Money had and received – Perhaps counter-intuitively (given that the briber has paid money rather than received money), an action for money had and received lies against a briber for the amount of the bribe (Mahesan v Malaysia Housing Society [1979] AC 374 ).

An action for damages for fraud – The amount of the bribe is presumed to represent the loss to the bribed party (Hovenden v Millhoff). There is a requirement to prove loss in excess of the amount of the bribe itself, but where such losses are proved they will be recoverable.

Absence of ‘rights’ of agent receiving bribe

An agent who has received a bribe disentitles himself to the commission which he would otherwise have been entitled to receive: Rhodes v Macalister (1923) 29 Com Cas 19. It is highly probable that any claim for any quantum meruit or Boardman v Phipps [1967] 2 AC 46 – type allowance for skill and labour would also fail.

In the Court of Appeal Lord Denning MR had stated in Phipps v Boardman [1965] Ch 992 at p 1021 that ‘If the agent has been guilty of any dishonesty or bad dealing, or surreptitious dealing, he might not be allowed any remuneration or reward’.

See also Imageview Management Ltd v Jack [2009] EWCA Civ 63. In that case, which involved a secret profit, it was held that the claimant would forfeit its right to a commission as a result of its breach of fiduciary duty. The court noted that, if an agent in the course of his employment is proved guilty of a breach of fiduciary duty, in practically every case he will forfeit any right to remuneration at all, although there may be breaches of duty which do not go to the whole contract, and which would not prevent the agent from recovering his remuneration. See also, FHR European Ventures LLP v Mankarious [2011] EWHC 2308 (Ch) at [85] – [94].

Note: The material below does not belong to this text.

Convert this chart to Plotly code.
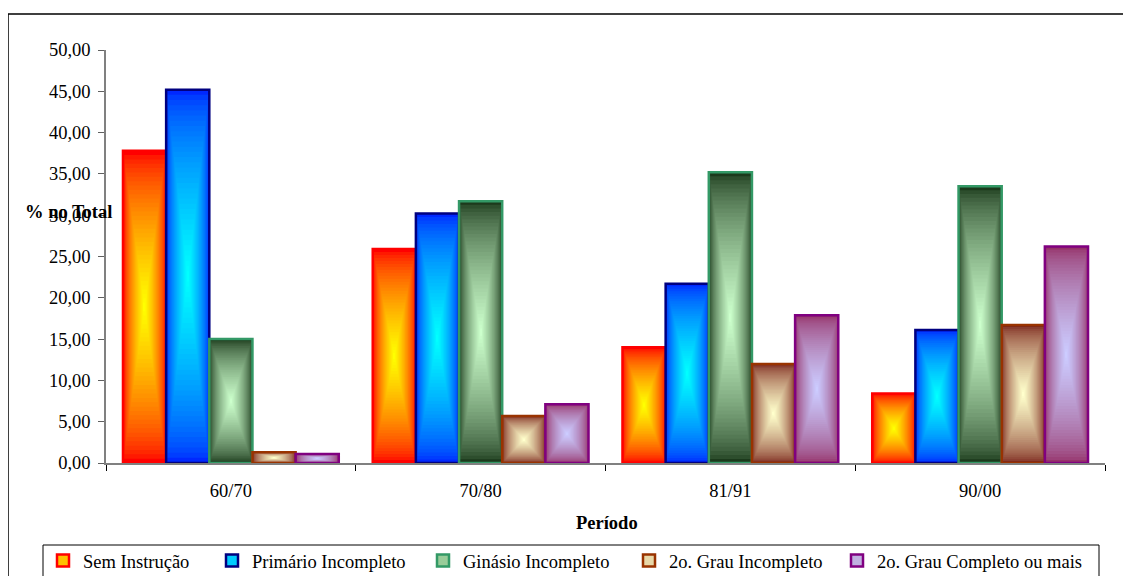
import plotly.graph_objects as go

# ---- data ----
periodos = ["60/70", "70/80", "81/91", "90/00"]
sem_instrucao = [37.8, 25.9, 14.0, 8.4]
primario_incompleto = [45.2, 30.2, 21.7, 16.1]
ginasio_incompleto = [15.0, 31.7, 35.2, 33.5]
segundo_grau_incompleto = [1.3, 5.7, 12.0, 16.7]
segundo_grau_completo = [1.1, 7.1, 17.9, 26.2]
y_ticks = [0, 5, 10, 15, 20, 25, 30, 35, 40, 45, 50]

series = [
    ("Sem Instrução", sem_instrucao),
    ("Primário Incompleto", primario_incompleto),
    ("Ginásio Incompleto", ginasio_incompleto),
    ("2o. Grau Incompleto", segundo_grau_incompleto),
    ("2o. Grau Completo ou mais", segundo_grau_completo),
]

# styles: (edge colour, centre colour, border colour, legend fill)
styles = [
    ((255, 0, 0), (255, 255, 0), "#FF0000", "#FFC000"),
    ((0, 40, 255), (0, 255, 255), "#000080", "#00CCFF"),
    ((28, 58, 28), (204, 255, 204), "#339966", "#99CC99"),
    ((125, 40, 30), (255, 255, 204), "#993300", "#E8D8A8"),
    ((150, 50, 105), (204, 204, 255), "#800080", "#C0B0E0"),
]

FONT = "Liberation Serif"
FS = 18.5
N_LAYERS = 36
BAR_W = 0.1728
GROUP_W = BAR_W * len(series)

# the page body adds an 8 px margin; geometry below is in window pixels
D = 8
W, H = 1131 - D, 576 - D
L, R, T, B = 106 - D, 26, 50 - D, 113
pw, ph = W - L - R, H - T - B


def px_x(px):
    return (px - D - L) / pw


def px_y(py):
    return (H - B - (py - D)) / ph


def mix(c1, c2, t):
    return "rgb(%d,%d,%d)" % tuple(round(a + (b - a) * t) for a, b in zip(c1, c2))


fig = go.Figure()

# legend entries, each in its own legend box so spacing can follow the reference
legend_text_x = [82, 251, 462, 668, 876]
legend_names = ["legend", "legend2", "legend3", "legend4", "legend5"]
for j, ((name, vals), (edge, centre, border, legfill)) in enumerate(zip(series, styles)):
    fig.add_trace(go.Bar(
        x=periodos, y=[None] * len(periodos), name=name,
        marker=dict(color=legfill, line=dict(color=border, width=2.5)),
        showlegend=True, hoverinfo="skip", legend=legend_names[j],
    ))

# gradient bars built from concentric layers ("from centre" shading)
for i, ((name, vals), (edge, centre, border, legfill)) in enumerate(zip(series, styles)):
    off0 = -GROUP_W / 2 + i * BAR_W
    for k in range(N_LAYERS):
        t = (k / (N_LAYERS - 1)) ** 0.65
        frac = k / N_LAYERS
        fig.add_trace(go.Bar(
            x=periodos,
            y=[v * (1 - frac) for v in vals],
            base=[v * frac / 2 for v in vals],
            offset=off0 + BAR_W * frac / 2,
            width=BAR_W * (1 - frac),
            marker=dict(color=mix(edge, centre, t), line=dict(width=0)),
            showlegend=False, hoverinfo="skip",
        ))
    # border
    fig.add_trace(go.Bar(
        x=periodos, y=vals, offset=off0, width=BAR_W,
        marker=dict(color="rgba(0,0,0,0)", line=dict(color=border, width=2.5)),
        showlegend=False, hovertemplate=name + ": %{y:.2f}<extra></extra>",
    ))

legend_common = dict(
    orientation="h", xanchor="left", yanchor="middle", y=px_y(561),
    borderwidth=0, bgcolor="rgba(0,0,0,0)", itemwidth=30,
    font=dict(family=FONT, size=FS, color="black"),
)
layout_legends = {}
for j, lname in enumerate(legend_names):
    layout_legends[lname] = dict(legend_common, x=px_x(legend_text_x[j] - 39))

fig.update_layout(
    width=W, height=H,
    margin=dict(l=L, r=R, t=T, b=B, autoexpand=False),
    barmode="overlay",
    paper_bgcolor="white", plot_bgcolor="white",
    separators=",.",
    font=dict(family=FONT, size=FS, color="black"),
    showlegend=True,
    xaxis=dict(
        type="category", showline=True, linecolor="#808080", linewidth=1.5,
        ticks="outside", tickson="boundaries", ticklen=6, tickcolor="black",
        showgrid=False, ticklabelstandoff=10,
        tickfont=dict(family=FONT, size=FS, color="black"),
    ),
    yaxis=dict(
        range=[0, 50], tickvals=y_ticks, tickformat=".2f",
        showline=True, linecolor="#808080", linewidth=1.5,
        ticks="outside", ticklen=6, tickcolor="#606060",
        showgrid=False, zeroline=False, ticklabelstandoff=4,
        tickfont=dict(family=FONT, size=FS, color="black"),
    ),
    annotations=[
        dict(text="<b>% no Total</b>", xref="paper", yref="paper",
             x=px_x(23), y=px_y(212), xanchor="left", yanchor="middle",
             showarrow=False, font=dict(family=FONT, size=FS, color="black")),
        dict(text="<b>Período</b>", xref="paper", yref="paper",
             x=px_x(607), y=px_y(523), xanchor="center", yanchor="middle",
             showarrow=False, font=dict(family=FONT, size=FS, color="black")),
    ],
    shapes=[
        dict(type="rect", xref="paper", yref="paper",
             x0=px_x(8), x1=px_x(1140), y0=px_y(14), y1=px_y(590),
             line=dict(color="black", width=1.5), fillcolor="rgba(0,0,0,0)",
             layer="below"),
        dict(type="rect", xref="paper", yref="paper",
             x0=px_x(43), x1=px_x(1099), y0=px_y(545), y1=px_y(590),
             line=dict(color="black", width=1), fillcolor="white",
             layer="below"),
    ],
    **layout_legends,
)

fig.write_html("out.html")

The Governor and Company of the Bank of Ireland and another v Jaffery and another [2012] EWHC 1377 (Ch) is an example of a case in which the secret profit did not taint the whole contract (see Legal update, Consequences of breach of fiduciary duty (High Court) (www.practicallaw.com/6-519-7687)).

Election

It is open to the wronged party to pursue alternative causes of action, electing between them at any time up to the point immediately prior to judgment being entered. See, for example, Petrotrade v Smith where the claimants had to elect between seeking judgment on their claim in tort or their claim for money had and received.